I started my study of Romans with a search for information about the people Paul was writing to. Christians, he says, but other than that, who? Several reference books and online sources indicate they were a mixture of economic, racial, educational, and religious backgrounds. Probably they had become believers after Roman Jews attended the feast of Pentecost when the Holy Spirit was poured out, became Christians, and then brought the Gospel back with them to Roman. (See previous post.)
Paul wrote other epistles to correct things, either mistaken beliefs or practices. So, I wondered if perhaps he had written this epistle with that idea in mind also. Of course, as he planned to visit them, he used the occasion to introduce himself and gave an impressive list of personal references toward the end. But with all of the teaching about the gospel that he included, why did he stress certain things?
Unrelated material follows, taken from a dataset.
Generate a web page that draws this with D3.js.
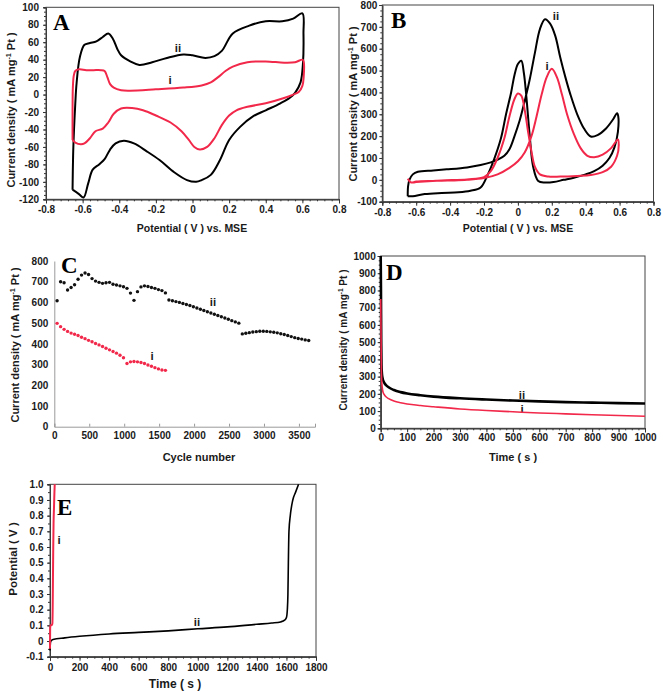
<!DOCTYPE html>
<html>
<head>
<meta charset="utf-8">
<script src="https://cdn.jsdelivr.net/npm/d3@7"></script>
<style>
  body { margin: 0; background: #fff; }
  svg { display: block; }
  text { font-family: "Liberation Sans", Arial, sans-serif; font-weight: bold; fill: #1a1a1a; }
  .tick text { font-size: 10px; }
  .letter { font-family: "Liberation Serif", "Times New Roman", serif; font-size: 23px; fill: #000; }
</style>
</head>
<body>
<svg id="fig" width="663" height="691"></svg>
<script>
// ---- data ----
// A: CV in H2SO4, [potential V, current density]
const cvA_ii = [[-0.655,-109],[-0.652,-70],[-0.647,-40],[-0.64,-10],[-0.633,13],[-0.615,43],[-0.59,57],[-0.56,59],[-0.525,61],[-0.49,66],[-0.46,70],[-0.435,64],[-0.41,52],[-0.39,45],[-0.34,38],[-0.29,34],[-0.22,37],[-0.14,42],[-0.05,46],[0.0,45],[0.07,42],[0.12,44],[0.16,50],[0.22,70],[0.31,79],[0.40,84],[0.49,84],[0.55,87],[0.6,93],[0.606,70],[0.603,35],[0.59,14],[0.56,2],[0.53,-4],[0.48,-10],[0.40,-18],[0.33,-25],[0.26,-37],[0.2,-52],[0.15,-75],[0.1,-92],[0.05,-98],[0.02,-100],[-0.03,-98],[-0.1,-89],[-0.18,-75],[-0.25,-65],[-0.32,-56],[-0.375,-53],[-0.42,-56],[-0.45,-63],[-0.48,-74],[-0.51,-80],[-0.545,-86],[-0.57,-102],[-0.595,-118],[-0.62,-114],[-0.655,-109]];
const cvA_i = [[-0.655,-52],[-0.655,-20],[-0.653,10],[-0.648,22],[-0.64,27],[-0.62,29],[-0.58,28],[-0.54,28],[-0.5,28],[-0.48,27],[-0.465,20],[-0.45,12],[-0.43,8],[-0.39,5],[-0.34,4.5],[-0.2,6],[-0.05,8],[0.05,10.5],[0.1,14],[0.14,20],[0.18,27],[0.22,32],[0.3,37],[0.4,38],[0.5,36.5],[0.56,37],[0.6,40],[0.607,38],[0.607,20],[0.6,10],[0.58,3],[0.55,0],[0.5,-4],[0.4,-10],[0.3,-14],[0.24,-18],[0.2,-24],[0.16,-35],[0.12,-50],[0.08,-60],[0.04,-63],[0.01,-60],[-0.02,-52],[-0.06,-42],[-0.12,-32],[-0.2,-24],[-0.27,-18],[-0.33,-15.5],[-0.39,-16],[-0.43,-22],[-0.46,-32],[-0.49,-39],[-0.53,-42],[-0.56,-50],[-0.59,-56],[-0.61,-57],[-0.64,-55],[-0.655,-52]];

// B: CV in methanol
const cvB_ii = [[-0.65,-75],[-0.648,-30],[-0.64,0],[-0.62,25],[-0.59,37],[-0.5,43],[-0.42,48],[-0.3,57],[-0.22,68],[-0.16,80],[-0.12,92],[-0.08,110],[-0.05,140],[-0.02,200],[0.01,270],[0.04,360],[0.07,460],[0.1,580],[0.13,690],[0.16,735],[0.19,715],[0.22,660],[0.25,560],[0.28,470],[0.31,390],[0.35,300],[0.39,235],[0.43,198],[0.47,205],[0.52,235],[0.56,275],[0.585,305],[0.592,290],[0.59,220],[0.57,150],[0.54,100],[0.5,65],[0.45,40],[0.4,25],[0.33,10],[0.27,0],[0.21,-10],[0.16,-12],[0.12,-5],[0.09,60],[0.07,200],[0.05,380],[0.035,490],[0.02,545],[0.0,530],[-0.02,480],[-0.04,400],[-0.07,300],[-0.1,190],[-0.14,95],[-0.18,20],[-0.22,-35],[-0.28,-50],[-0.35,-57],[-0.45,-60],[-0.55,-65],[-0.62,-75],[-0.65,-75]];
const cvB_i = [[-0.65,5],[-0.63,-12],[-0.6,-8],[-0.5,-5],[-0.4,-3],[-0.3,0],[-0.2,8],[-0.12,25],[-0.05,55],[0.0,85],[0.04,125],[0.08,200],[0.11,290],[0.14,390],[0.17,470],[0.2,508],[0.23,470],[0.26,390],[0.29,300],[0.33,210],[0.37,145],[0.41,110],[0.45,103],[0.5,115],[0.55,145],[0.59,185],[0.595,160],[0.585,110],[0.55,60],[0.5,35],[0.43,22],[0.35,18],[0.25,15],[0.18,15],[0.13,25],[0.1,60],[0.08,130],[0.06,220],[0.04,320],[0.02,385],[0.0,395],[-0.02,370],[-0.05,290],[-0.08,190],[-0.12,100],[-0.16,40],[-0.2,12],[-0.3,2],[-0.45,-3],[-0.6,-10],[-0.63,-12],[-0.65,5]];

// C: stability vs cycle number
const cycC_ii = [40,90,140,190,240,290,340,390,440,490,540,590,640,690,740,790,840,890,940,990,1040,1090,1140,1190,1240,1290,1340,1390,1440,1490,1540,1590,1640,1690,1740,1790,1840,1890,1940,1990,2040,2090,2140,2190,2240,2290,2340,2390,2440,2490,2540,2590,2640,2690,2740,2790,2840,2890,2940,2990,3040,3090,3140,3190,3240,3290,3340,3390,3440,3490,3540,3590,3640];
const curC_ii = [608,700,695,660,672,685,712,732,742,735,715,703,697,692,695,697,688,684,680,676,668,645,610,652,675,680,677,672,668,662,657,646,612,608,604,600,595,590,585,579,573,567,561,555,549,543,537,531,525,519,512,506,500,448,451,454,457,459,461,461,460,458,456,453,449,445,440,435,430,426,423,419,416];
const cycC_i = [40,90,140,190,240,290,340,390,440,490,540,590,640,690,740,790,840,890,940,990,1040,1090,1140,1190,1240,1290,1340,1390,1440,1490,1540,1590];
const curC_i = [499,483,470,460,452,446,440,432,425,417,410,402,395,387,379,371,363,355,345,333,305,313,315,313,310,305,298,292,285,279,274,272];

// D: chronoamperometry, time s
const timeD = [0,1,2,3,4,6,8,10,15,20,30,50,75,100,150,200,300,400,500,600,700,800,900,1000];
const curD_ii = [1000,800,500,370,330,300,285,275,260,251,238,222,210,202,192,184,174,167,161,156,152,149,146,144];
const curD_i = [750,600,420,320,270,235,215,205,192,183,172,158,148,141,132,125,112,103,96,89,84,79,74,70];

// E: chronopotentiometry, [time s, potential V]
const cpE_ii = [[0,-0.06],[3,-0.01],[6,0.0],[20,0.01],[100,0.02],[200,0.03],[400,0.045],[600,0.055],[800,0.065],[1000,0.078],[1200,0.09],[1400,0.107],[1500,0.115],[1560,0.122],[1590,0.135],[1600,0.15],[1606,0.2],[1610,0.3],[1613,0.5],[1617,0.7],[1626,0.8],[1643,0.9],[1662,0.95],[1682,1.0]];
const cpE_i = [[0,-0.05],[1,0.08],[3,0.1],[10,0.1],[16,0.11],[18,0.2],[20,0.4],[22,0.6],[24,0.75],[27,0.85],[30,0.95],[32,1.0]];

const RED = "#f2284a";
const svg = d3.select("#fig");

function dec(d) { return Math.abs(d) < 1e-9 ? "0" : d.toFixed(1); }
function steps(dom, step) {
  const n = Math.round((dom[1] - dom[0]) / step);
  return d3.range(n + 1).map(i => dom[0] + i * step);
}

function addPanel(p) {
  const x = d3.scaleLinear().domain(p.xDomain).range([p.left, p.right]);
  const y = d3.scaleLinear().domain(p.yDomain).range([p.bottom, p.top]);
  const g = svg.append("g");
  const col = p.plain ? "#9a9a9a" : "#333";

  if (!p.plain) {
    g.append("g").attr("transform", `translate(0,${p.bottom})`)
      .call(d3.axisBottom(x).tickValues(steps(p.xDomain, p.xMinor)).tickSize(2).tickFormat(""));
    g.append("g").attr("transform", `translate(${p.left},0)`)
      .call(d3.axisLeft(y).tickValues(steps(p.yDomain, p.yMinor)).tickSize(2).tickFormat(""));
  }
  g.append("g").attr("transform", `translate(0,${p.bottom})`)
    .call(d3.axisBottom(x).tickValues(p.xTicks).tickFormat(p.xFmt)
      .tickSizeOuter(0).tickSize(p.plain ? -3 : 4).tickPadding(p.xPad));
  g.append("g").attr("transform", `translate(${p.left},0)`)
    .call(d3.axisLeft(y).tickValues(p.yTicks).tickFormat(p.yFmt)
      .tickSizeOuter(0).tickSize(p.plain ? 0 : 3).tickPadding(p.yPad));
  g.selectAll(".domain, .tick line").attr("stroke", col);
  g.selectAll(".tick text").attr("fill", "#1a1a1a");

  if (!p.plain) {
    g.append("rect").attr("x", p.left).attr("y", p.top)
      .attr("width", p.right - p.left).attr("height", p.bottom - p.top)
      .attr("fill", "none").attr("stroke", "#444").attr("stroke-width", 1);
  }

  // axis titles
  g.append("text").attr("x", p.xTitle[0]).attr("y", p.xTitle[1])
    .attr("text-anchor", "middle").style("font-size", p.xTitleSize + "px").text(p.xLabel);
  const yt = g.append("text")
    .attr("transform", `translate(${p.yTitle[0]},${p.yTitle[1]}) rotate(-90)`)
    .attr("text-anchor", "middle").attr("dy", "0.35em").style("font-size", p.yTitleSize + "px");
  if (p.yLabel) {
    yt.text(p.yLabel);
  } else {
    yt.append("tspan").text("Current density ( mA mg");
    yt.append("tspan").attr("dy", -4).style("font-size", (p.yTitleSize * 0.65) + "px").text("-1");
    yt.append("tspan").attr("dy", 4).text(" Pt )");
  }

  g.append("text").attr("class", "letter").attr("x", p.letter[0]).attr("y", p.letter[1]).text(p.letter[2]);
  p.tags.forEach(t => {
    g.append("text").attr("x", t[0]).attr("y", t[1]).attr("text-anchor", "middle")
      .style("font-size", "11.5px").text(t[2]);
  });
  return { g, x, y };
}

// ---- A ----
const A = addPanel({
  left: 46, right: 339, top: 7.3, bottom: 199.3,
  xDomain: [-0.8, 0.8], yDomain: [-120, 100],
  xTicks: steps([-0.8, 0.8], 0.2), yTicks: steps([-120, 100], 20),
  xMinor: 0.04, yMinor: 5, xFmt: dec, yFmt: d => String(d), xPad: 3, yPad: 4,
  xLabel: "Potential ( V ) vs. MSE", xTitle: [192, 232], xTitleSize: 10.5,
  yTitle: [11, 110], yTitleSize: 11,
  letter: [53, 30, "A"], tags: [[178, 52, "ii"], [170, 84, "i"]]
});
const lineA = d3.line().x(d => A.x(d[0])).y(d => A.y(d[1])).curve(d3.curveCatmullRom.alpha(0.5));
A.g.append("path").attr("d", lineA(cvA_ii)).attr("fill", "none").attr("stroke", "#000").attr("stroke-width", 2);
A.g.append("path").attr("d", lineA(cvA_i)).attr("fill", "none").attr("stroke", RED).attr("stroke-width", 2);

// ---- B ----
const B = addPanel({
  left: 382.3, right: 653.5, top: 5, bottom: 201.7,
  xDomain: [-0.8, 0.8], yDomain: [-100, 800],
  xTicks: steps([-0.8, 0.8], 0.2), yTicks: steps([-100, 800], 100),
  xMinor: 0.04, yMinor: 25, xFmt: dec, yFmt: d => String(d), xPad: 3, yPad: 2,
  xLabel: "Potential ( V ) vs. MSE", xTitle: [518, 232], xTitleSize: 10.5,
  yTitle: [353, 104], yTitleSize: 11,
  letter: [391, 28, "B"], tags: [[556, 20, "ii"], [547, 70, "i"]]
});
const lineB = d3.line().x(d => B.x(d[0])).y(d => B.y(d[1])).curve(d3.curveCatmullRom.alpha(0.5));
B.g.append("path").attr("d", lineB(cvB_ii)).attr("fill", "none").attr("stroke", "#000").attr("stroke-width", 2);
B.g.append("path").attr("d", lineB(cvB_i)).attr("fill", "none").attr("stroke", RED).attr("stroke-width", 2);

// ---- C ----
const C = addPanel({
  plain: true,
  left: 54.3, right: 315, top: 261, bottom: 426.7,
  xDomain: [0, 3730], yDomain: [0, 800],
  xTicks: steps([0, 3500], 500), yTicks: steps([0, 800], 100),
  xFmt: d => String(d), yFmt: d => String(d), xPad: 5, yPad: 6,
  xLabel: "Cycle number", xTitle: [199, 461], xTitleSize: 11,
  yTitle: [15, 345], yTitleSize: 11,
  letter: [61, 273, "C"], tags: [[213, 306, "ii"], [152, 360, "i"]]
});
C.g.selectAll("circle.ii").data(d3.zip(cycC_ii, curC_ii)).join("circle")
  .attr("class", "ii").attr("cx", d => C.x(d[0])).attr("cy", d => C.y(d[1]))
  .attr("r", 1.7).attr("fill", "#111");
C.g.selectAll("circle.i").data(d3.zip(cycC_i, curC_i)).join("circle")
  .attr("class", "i").attr("cx", d => C.x(d[0])).attr("cy", d => C.y(d[1]))
  .attr("r", 1.7).attr("fill", RED);

// ---- D ----
const D = addPanel({
  left: 380.7, right: 645, top: 256, bottom: 428.3,
  xDomain: [0, 1000], yDomain: [0, 1000],
  xTicks: steps([0, 1000], 100), yTicks: steps([0, 1000], 100),
  xMinor: 25, yMinor: 25, xFmt: d => String(d), yFmt: d => String(d), xPad: 2, yPad: 2,
  xLabel: "Time ( s )", xTitle: [513, 461], xTitleSize: 11,
  yTitle: [343, 340], yTitleSize: 10,
  letter: [386, 280, "D"], tags: [[522, 399, "ii"], [522, 413, "i"]]
});
const lineD = d3.line().curve(d3.curveMonotoneX);
D.g.append("path").attr("d", lineD(d3.zip(timeD, curD_ii).map(d => [D.x(d[0]), D.y(d[1])])))
  .attr("fill", "none").attr("stroke", "#000").attr("stroke-width", 2.6);
D.g.append("path").attr("d", lineD(d3.zip(timeD, curD_i).map(d => [D.x(d[0]), D.y(d[1])])))
  .attr("fill", "none").attr("stroke", RED).attr("stroke-width", 1.6);

// ---- E ----
const E = addPanel({
  left: 50, right: 316, top: 484.3, bottom: 656.7,
  xDomain: [0, 1800], yDomain: [-0.1, 1.0],
  xTicks: steps([0, 1800], 200), yTicks: steps([-0.1, 1.0], 0.1),
  xMinor: 50, yMinor: 0.05, xFmt: d => String(d), yFmt: dec, xPad: 3, yPad: 3.5,
  xLabel: "Time ( s )", xTitle: [175, 688], xTitleSize: 12,
  yLabel: "Potential ( V )", yTitle: [13, 559], yTitleSize: 11.5,
  letter: [57, 515, "E"], tags: [[59, 544, "i"], [197, 626, "ii"]]
});
const lineE = d3.line().x(d => E.x(d[0])).y(d => E.y(d[1])).curve(d3.curveMonotoneX);
E.g.append("path").attr("d", lineE(cpE_ii)).attr("fill", "none").attr("stroke", "#000").attr("stroke-width", 1.6);
E.g.append("path").attr("d", lineE(cpE_i)).attr("fill", "none").attr("stroke", RED).attr("stroke-width", 2);
</script>
</body>
</html>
I sort of started at the back of the book, to stir up a different train of thought in my mind. I’ve read this book numbers of times, and it always just seemed to me a theological discussion – Paul’s Gospel, so to speak. But obviously it is more than that.
As I flipped through this book, I came to chapter 12, about presenting your bodies as living sacrifices. Why did Paul even mention sacrifices? Why not just say live godly lives, think godly thoughts? Was there something about sacrifices themselves that he was addressing? Correcting? Back to the reference stuff, online searches, etc.
Yes, there was quite a lot about sacrifices in the daily Roman life, Jews and Gentiles and other ethnic groups alike. Rome was a hodge-podge of religious activity. It had no particular one religion that was clearly Roman itself, it had every imaginable kind and variation of religions. And many, many sacrifices! For every lifestyle choice, every problem, every decision, whether by the government or the individual – even when it came to construction of an addition to a public wall – there were sacrifices to some god or other. Asking for favor, asking to avoid displeasure, asking for good weather, good crops, good success, etc.
Okay, lots of sacrifices. What kind? Many kinds. Animals and vegetables, similar to Jewish sacrifices. Very, very rarely, human sacrifices had been made but only in extreme circumstances, according to one historian I read – that is, before the days of Nero.
One interesting kind of sacrifice was where a kind of doll was sacrificed or offered, representing the person making the sacrifice. That of course was supposed to satisfy the particular god. So now these verses in Romans 12 have a deeper meaning for me – offer you yourself to God, your own body, your own person, and not some kind of effigy substitute for yourself like Roman religions do.